The stuff of nightmares

By , January 16, 2010 12:16 pm

Trigger warning. (A link explaining what “trigger warning” means.)

Earlier this week, Little Light posted is a dream a lie if it don’t come true / or is it something worse. The post is now behind a password but I did have a chance to read it before it was password protected. The thoughts behind password protecting the post are here, and no, I don’t have the password, and don’t know how to get it. I’m going to write about the post anyway, as  best as I can remember. I apologize if any of the details are wrong, but the general gist is accurate.

The post was about someone Little Light knew, a trans woman we’ll call Alice, who suffered a serious injury and was hospitalized. Alice had been on hormones for a few years, and was living full time as a woman. She had not undergone The Surgery, but was happier for living as Alice, as herself. After being injured, Alice ended up partially paralyzed, unable to care for herself, and unable to communicate without extreme effort.

Alice’s doctors decided – despite clear evidence that Alice identified and was presenting as a woman – that forcing medical staff to use ‘she’ around someone with a penis would be too confusing. They instead used ‘he’ and Alice’s former, male, name.

Likewise, Alice’s family decided – despite clear evidence that Alice identified and was presenting and as a woman – to take her off her hormones.

For those of you who are trans, or familiar with trans issues, you probably know what that means in the physical sense: stubble reappeared on Alice’s face, her skin became less soft, and (over time) her body fat and muscle would start drifting back toward ‘male.’

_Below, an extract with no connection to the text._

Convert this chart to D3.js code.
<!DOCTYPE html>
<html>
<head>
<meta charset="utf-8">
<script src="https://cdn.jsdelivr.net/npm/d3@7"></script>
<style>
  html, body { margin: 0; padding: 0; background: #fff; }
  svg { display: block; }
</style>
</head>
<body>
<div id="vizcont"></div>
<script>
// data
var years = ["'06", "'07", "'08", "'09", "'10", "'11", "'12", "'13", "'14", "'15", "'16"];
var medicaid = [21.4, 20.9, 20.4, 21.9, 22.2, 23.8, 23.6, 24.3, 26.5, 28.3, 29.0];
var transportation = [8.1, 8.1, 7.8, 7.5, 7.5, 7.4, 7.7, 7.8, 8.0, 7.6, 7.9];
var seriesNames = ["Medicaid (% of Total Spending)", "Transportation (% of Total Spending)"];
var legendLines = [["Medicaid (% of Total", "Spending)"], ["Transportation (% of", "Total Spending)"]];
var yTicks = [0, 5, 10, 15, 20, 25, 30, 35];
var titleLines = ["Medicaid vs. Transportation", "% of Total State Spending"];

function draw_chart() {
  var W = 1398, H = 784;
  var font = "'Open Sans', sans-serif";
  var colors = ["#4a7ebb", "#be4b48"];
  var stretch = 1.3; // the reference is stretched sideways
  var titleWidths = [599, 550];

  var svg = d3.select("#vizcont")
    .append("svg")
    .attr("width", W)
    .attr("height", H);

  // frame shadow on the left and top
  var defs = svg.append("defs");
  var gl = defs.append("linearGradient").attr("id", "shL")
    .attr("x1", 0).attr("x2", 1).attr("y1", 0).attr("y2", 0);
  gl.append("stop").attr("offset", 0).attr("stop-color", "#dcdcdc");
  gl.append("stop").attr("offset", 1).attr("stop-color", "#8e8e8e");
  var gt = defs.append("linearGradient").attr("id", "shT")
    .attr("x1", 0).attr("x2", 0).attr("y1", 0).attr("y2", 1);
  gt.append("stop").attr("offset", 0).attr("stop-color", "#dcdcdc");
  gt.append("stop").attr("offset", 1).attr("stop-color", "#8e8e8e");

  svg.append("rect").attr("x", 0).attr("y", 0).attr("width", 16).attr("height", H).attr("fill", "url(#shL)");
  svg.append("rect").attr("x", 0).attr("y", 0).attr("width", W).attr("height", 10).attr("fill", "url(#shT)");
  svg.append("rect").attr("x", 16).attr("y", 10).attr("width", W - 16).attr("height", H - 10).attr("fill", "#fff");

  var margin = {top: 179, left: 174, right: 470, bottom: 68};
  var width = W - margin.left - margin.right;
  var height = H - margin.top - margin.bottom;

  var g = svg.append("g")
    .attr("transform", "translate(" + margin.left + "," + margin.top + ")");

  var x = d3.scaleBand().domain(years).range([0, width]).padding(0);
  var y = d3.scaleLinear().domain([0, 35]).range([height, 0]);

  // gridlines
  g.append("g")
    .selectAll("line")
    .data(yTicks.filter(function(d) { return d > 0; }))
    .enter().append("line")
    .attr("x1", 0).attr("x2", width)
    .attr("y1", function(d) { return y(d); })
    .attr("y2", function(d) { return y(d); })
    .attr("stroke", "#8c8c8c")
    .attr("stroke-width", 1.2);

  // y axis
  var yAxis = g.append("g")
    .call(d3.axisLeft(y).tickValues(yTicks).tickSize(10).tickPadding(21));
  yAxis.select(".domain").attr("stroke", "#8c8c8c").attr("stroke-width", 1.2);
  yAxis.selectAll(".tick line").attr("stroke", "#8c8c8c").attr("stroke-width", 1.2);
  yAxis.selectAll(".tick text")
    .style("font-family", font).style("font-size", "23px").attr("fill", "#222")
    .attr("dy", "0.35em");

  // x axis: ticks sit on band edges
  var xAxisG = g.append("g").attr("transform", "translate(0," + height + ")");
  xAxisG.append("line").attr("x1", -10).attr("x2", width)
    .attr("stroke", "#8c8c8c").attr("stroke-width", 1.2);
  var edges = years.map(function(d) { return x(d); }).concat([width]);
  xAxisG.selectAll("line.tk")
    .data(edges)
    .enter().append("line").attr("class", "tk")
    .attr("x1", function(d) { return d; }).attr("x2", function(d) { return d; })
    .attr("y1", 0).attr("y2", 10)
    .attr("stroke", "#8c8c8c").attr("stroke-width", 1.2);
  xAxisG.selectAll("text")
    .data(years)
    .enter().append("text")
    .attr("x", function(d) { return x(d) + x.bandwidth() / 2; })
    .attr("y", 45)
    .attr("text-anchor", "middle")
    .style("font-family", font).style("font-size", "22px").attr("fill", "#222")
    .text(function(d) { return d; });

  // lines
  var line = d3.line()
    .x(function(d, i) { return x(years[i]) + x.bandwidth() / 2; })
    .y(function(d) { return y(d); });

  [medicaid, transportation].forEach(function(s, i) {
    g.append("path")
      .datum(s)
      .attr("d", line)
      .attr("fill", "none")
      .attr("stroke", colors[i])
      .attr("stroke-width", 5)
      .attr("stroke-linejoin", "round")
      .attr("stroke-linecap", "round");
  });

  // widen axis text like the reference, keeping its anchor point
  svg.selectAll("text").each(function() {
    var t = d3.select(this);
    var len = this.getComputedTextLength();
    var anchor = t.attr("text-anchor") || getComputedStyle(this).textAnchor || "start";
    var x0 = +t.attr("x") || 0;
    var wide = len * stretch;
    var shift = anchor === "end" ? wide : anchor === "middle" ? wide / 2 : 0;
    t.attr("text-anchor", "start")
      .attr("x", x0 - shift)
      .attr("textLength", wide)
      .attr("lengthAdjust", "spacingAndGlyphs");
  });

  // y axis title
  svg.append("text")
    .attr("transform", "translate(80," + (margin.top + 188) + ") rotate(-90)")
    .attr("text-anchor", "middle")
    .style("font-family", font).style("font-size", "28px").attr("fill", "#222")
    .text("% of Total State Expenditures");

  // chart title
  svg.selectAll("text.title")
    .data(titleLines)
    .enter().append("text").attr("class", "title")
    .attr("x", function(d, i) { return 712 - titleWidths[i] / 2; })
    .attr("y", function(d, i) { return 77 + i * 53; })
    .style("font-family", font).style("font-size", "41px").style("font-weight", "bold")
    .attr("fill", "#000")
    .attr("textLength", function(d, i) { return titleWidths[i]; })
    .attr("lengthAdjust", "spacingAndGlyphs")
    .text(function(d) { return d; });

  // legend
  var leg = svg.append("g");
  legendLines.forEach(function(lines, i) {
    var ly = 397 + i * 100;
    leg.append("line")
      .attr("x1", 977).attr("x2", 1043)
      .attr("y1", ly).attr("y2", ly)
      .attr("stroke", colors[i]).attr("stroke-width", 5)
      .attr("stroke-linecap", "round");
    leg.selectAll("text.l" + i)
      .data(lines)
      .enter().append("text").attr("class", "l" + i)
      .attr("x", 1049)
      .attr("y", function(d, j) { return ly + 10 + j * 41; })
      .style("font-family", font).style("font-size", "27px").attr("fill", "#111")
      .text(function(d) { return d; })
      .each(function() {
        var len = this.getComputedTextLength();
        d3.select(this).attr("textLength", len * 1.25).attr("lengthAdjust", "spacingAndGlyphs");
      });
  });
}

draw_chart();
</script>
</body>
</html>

That’s a really simple sentence, but I actually had a bit of trouble writing it, because the implications are so vast.

Apparently, in the days after the accident, Alice had been showing significant improvement day after day. After her family decided to stop her hormones, after it became clear the people around her were going to continue to use the incorrect name and pronouns, Alice’s health began to slip and deteriorate.

I’ve thought a lot, over the years, about what my “worst nightmare” would be. Whenever the idea of “fears” comes up, I usually imagine something around transitioning: being outed, being prevented from transitioning, transitioning and still being unhappy.

This – what Little Light described happening to Alice – blows all of those fears and nightmares and horrors out of the water.

Because, in spite of popular culture’s view on transitioning, hormones aren’t only about physical changes. I feel better on hormones than I did without. They don’t magically make me happy, but they remove a weight I hadn’t realized I’d been carrying, allowing me to feel my emotions – positive and negative – more purely and truly. (And when I was depositing sperm, I had to go off hormones for a few months so I know exactly how miserable the return of testosterone makes me feel.)

I keep telling myself that something like what happened to Alice could never happen to me. That my parents support what I’m doing, and my family understands how important it is. That my friends would fight tooth and nail to prevent it from happening. But it’s easy to come up with unlikely, contrived scenarios where the people closest to me aren’t able to fight for me. And I end up just like Alice, trapped – literally, rather than figuratively – in a body that I would rather die than be forced to inhabit again.

Coming out of Little Light’s post, someone created TransProtect, a site that (eventually) will host information on legal steps to safeguard the sanctity of trans individuals bodies. I’ll definitely be speaking with my lawyer (read: my dad) about putting together a living will, but it’s a miserable feeling to be reminded of how precarious the things we hold dear – our very sense of self – can be.